About four years ago, I was craving spiritual community and depth that I was struggling to find anywhere. I invited about half a dozen women to join me for a monthly Dinner Club. Members have come and gone, but we have been going strong for the last four years. We take turns hosting and choosing a theme, and everyone signs up to bring a dish. We tell each other the truth about how we’re doing, and we pray for each other.
Where to Meet Your Next Friends
Sometimes we’re at a loss for where or how to meet these promising new friends. Here are a few ideas for different seasons of life.
If you’re at a new school:
- Join a club or student organization.
- Run for student council.
- Ask a classmate out for coffee.
If you’re new in town:
- Visit churches and join one that seems like a good fit.

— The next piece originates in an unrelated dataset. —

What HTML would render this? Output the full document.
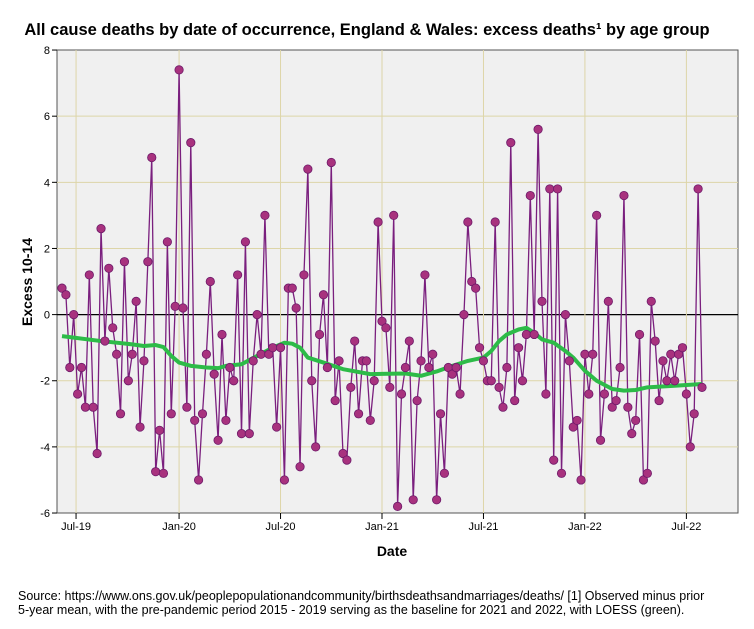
<!DOCTYPE html>
<html><head><meta charset="utf-8"><style>
body{margin:0;background:#fff;font-family:"Liberation Sans",sans-serif}
svg text{font-family:"Liberation Sans",sans-serif}
</style></head><body>
<svg id="chart" width="754" height="624" xmlns="http://www.w3.org/2000/svg">
<rect width="754" height="624" fill="#fff"/>
<text x="367" y="35" text-anchor="middle" font-size="16.5" font-weight="bold">All cause deaths by date of occurrence, England &amp; Wales: excess deaths¹ by age group</text>
<rect x="57" y="50" width="681" height="463" fill="#f0f0f0" stroke="#555" stroke-width="1"/>
<g id="grid"></g>
<g id="yaxis"></g>
<g id="xaxis"></g>
<g id="series"></g>
<text transform="translate(32,282) rotate(-90)" text-anchor="middle" font-size="14" font-weight="bold">Excess 10-14</text>
<text x="392" y="556" text-anchor="middle" font-size="14" font-weight="bold">Date</text>
<text x="18" y="600" font-size="12.5">Source: https://www.ons.gov.uk/peoplepopulationandcommunity/birthsdeathsandmarriages/deaths/  [1] Observed minus prior</text>
<text x="18" y="614" font-size="12.5">5-year mean, with the pre-pandemic period 2015 - 2019 serving as the baseline for 2021 and 2022, with LOESS (green).</text>
</svg>
<script>
const yTicks=[-6,-4,-2,0,2,4,6,8];
const xTickLabels=["Jul-19","Jan-20","Jul-20","Jan-21","Jul-21","Jan-22","Jul-22"];
const xTickWeeks=[3.6,30,56,82,108,134,160];
const excess=[0.8,0.6,-1.6,0,-2.4,-1.6,-2.8,1.2,-2.8,-4.2,
2.6,-0.8,1.4,-0.4,-1.2,-3.0,1.6,-2.0,-1.2,0.4,
-3.4,-1.4,1.6,4.75,-4.75,-3.5,-4.8,2.2,-3.0,0.25,
7.4,0.2,-2.8,5.2,-3.2,-5.0,-3.0,-1.2,1.0,-1.8,
-3.8,-0.6,-3.2,-1.6,-2.0,1.2,-3.6,2.2,-3.6,-1.4,
0,-1.2,3.0,-1.2,-1.0,-3.4,-1.0,-5.0,0.8,0.8,
0.2,-4.6,1.2,4.4,-2.0,-4.0,-0.6,0.6,-1.6,4.6,
-2.6,-1.4,-4.2,-4.4,-2.2,-0.8,-3.0,-1.4,-1.4,-3.2,
-2.0,2.8,-0.2,-0.4,-2.2,3.0,-5.8,-2.4,-1.6,-0.8,
-5.6,-2.6,-1.4,1.2,-1.6,-1.2,-5.6,-3.0,-4.8,-1.6,
-1.8,-1.6,-2.4,0,2.8,1.0,0.8,-1.0,-1.4,-2.0,
-2.0,2.8,-2.2,-2.8,-1.6,5.2,-2.6,-1.0,-2.0,-0.6,
3.6,-0.6,5.6,0.4,-2.4,3.8,-4.4,3.8,-4.8,0,
-1.4,-3.4,-3.2,-5.0,-1.2,-2.4,-1.2,3.0,-3.8,-2.4,
0.4,-2.8,-2.6,-1.6,3.6,-2.8,-3.6,-3.2,-0.6,-5.0,
-4.8,0.4,-0.8,-2.6,-1.4,-2.0,-1.2,-2.0,-1.2,-1.0,
-2.4,-4.0,-3.0,3.8,-2.2];
const loessWeek=[0,10,18,21,24,26,28,30,33,37,40,42,46,50,54,57,59,61,63,67,72,79,88,92,96,100,104,108,110,112,114,117,119,121,123,126,129,131,134,137,141,144,147,150,157,164];
const loessVal=[-0.65,-0.8,-0.9,-0.95,-0.92,-0.98,-1.25,-1.45,-1.55,-1.6,-1.62,-1.55,-1.5,-1.25,-1.0,-0.85,-0.88,-1.0,-1.3,-1.45,-1.65,-1.8,-1.78,-1.85,-1.72,-1.55,-1.4,-1.3,-1.1,-0.8,-0.6,-0.45,-0.4,-0.55,-0.75,-0.85,-1.1,-1.3,-1.7,-2.0,-2.25,-2.3,-2.28,-2.2,-2.15,-2.1];

const NS="http://www.w3.org/2000/svg";
const X0=62,X1=702;
const xs=i=>X0+i*(X1-X0)/164;
const ys=v=>314.6-v*33.07;
function mk(tag,attrs,parent){const e=document.createElementNS(NS,tag);for(const k in attrs)e.setAttribute(k,attrs[k]);parent.appendChild(e);return e;}
const grid=document.getElementById('grid'),ya=document.getElementById('yaxis'),xa=document.getElementById('xaxis'),ser=document.getElementById('series');
yTicks.forEach(t=>{
  const y=ys(t);
  if(t>-6&&t<8){const g=mk('line',{x1:57,x2:738,y1:y,y2:y,stroke:t===0?'#000':'#ddd5a8','stroke-width':t===0?1.2:1},grid);
  
  }
  const tk=mk('line',{x1:52,x2:57,y1:y,y2:y,stroke:'#000'},ya);
  
  
  const tx=mk('text',{x:50,y:y+4,'text-anchor':'end','font-size':11},ya);tx.textContent=t;
  
  
});
xTickWeeks.forEach((w,i)=>{
  const x=xs(w);
  const g=mk('line',{x1:x,x2:x,y1:50,y2:513,stroke:'#ddd5a8'},grid);
  
  
  const tk=mk('line',{x1:x,x2:x,y1:513,y2:519,stroke:'#000'},xa);
  
  
  const tx=mk('text',{x:x,y:530,'text-anchor':'middle','font-size':11},xa);tx.textContent=xTickLabels[i];
  
  
});
const pl=mk('polyline',{points:excess.map((v,i)=>xs(i)+','+ys(v)).join(' '),fill:'none',stroke:'#7a1f7e','stroke-width':1.3},ser);


const lo=mk('polyline',{points:loessWeek.map((w,i)=>xs(w)+','+ys(loessVal[i])).join(' '),fill:'none',stroke:'#2dbb48','stroke-width':4,'stroke-linejoin':'round'},ser);


excess.forEach((v,i)=>{
  const c=mk('circle',{cx:xs(i),cy:ys(v),r:4.2,fill:'#a8327e',stroke:'#6e1a6a','stroke-width':0.8},ser);
  
  
});
</script>
</body></html>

- Join your local gym or YMCA.
- Invite a neighbor over for dinner.
If you’ve started a new job:
- Invite a coworker to lunch.
- Join a professional organization like Rotary.
- Ask a colleague for help with something that’s unfamiliar to you.
If you’re a newlywed:
- Visit churches and make a commitment to join one. (A spiritual community is vital to a healthy marriage.)
- Stay connected with the friends you had before you got married.
- Volunteer somewhere together.
If you’re a new mom:
- Attend MOPS (Mothers of Preschoolers), or another moms’ group.
- Sign up for story time at your local library.
- Take your kids to the playground.
If you’re newly single:
- Sign up for a course at your local community college.
- Volunteer your time and talents somewhere.
- Find a faith community or, if you’re already part of one, join a Bible study or small group.
It Won’t Happen Overnight
Even when you’re doing all the right things – like going to new places, making connections, and inviting people into your life, building a community won’t happen overnight. It takes time to meet and get to know someone new. You will also likely meet people with whom you don’t connect. That’s okay. Think of it as forming a potentially valuable social connection, even if you don’t “click.”
Your First Friend Might Not Be Your Best Friend
Sometimes (I think especially as women) we’re looking for a bestfriend. That’s not a bad thing to hope for, but depending on many factors, it may not be realistic for you right now. A better goal might be to form a variety of social connections and allow them to develop organically. A best friendship might grow from one of those relationships. However, if it doesn’t, you’ve still worked to build a community that will support you.
Often, when we find ourselves in a season of transition, we realize that we’re lacking in friendship. It’s possible to build the community you need, although it won’t happen overnight, and your first friend might not be your best friend.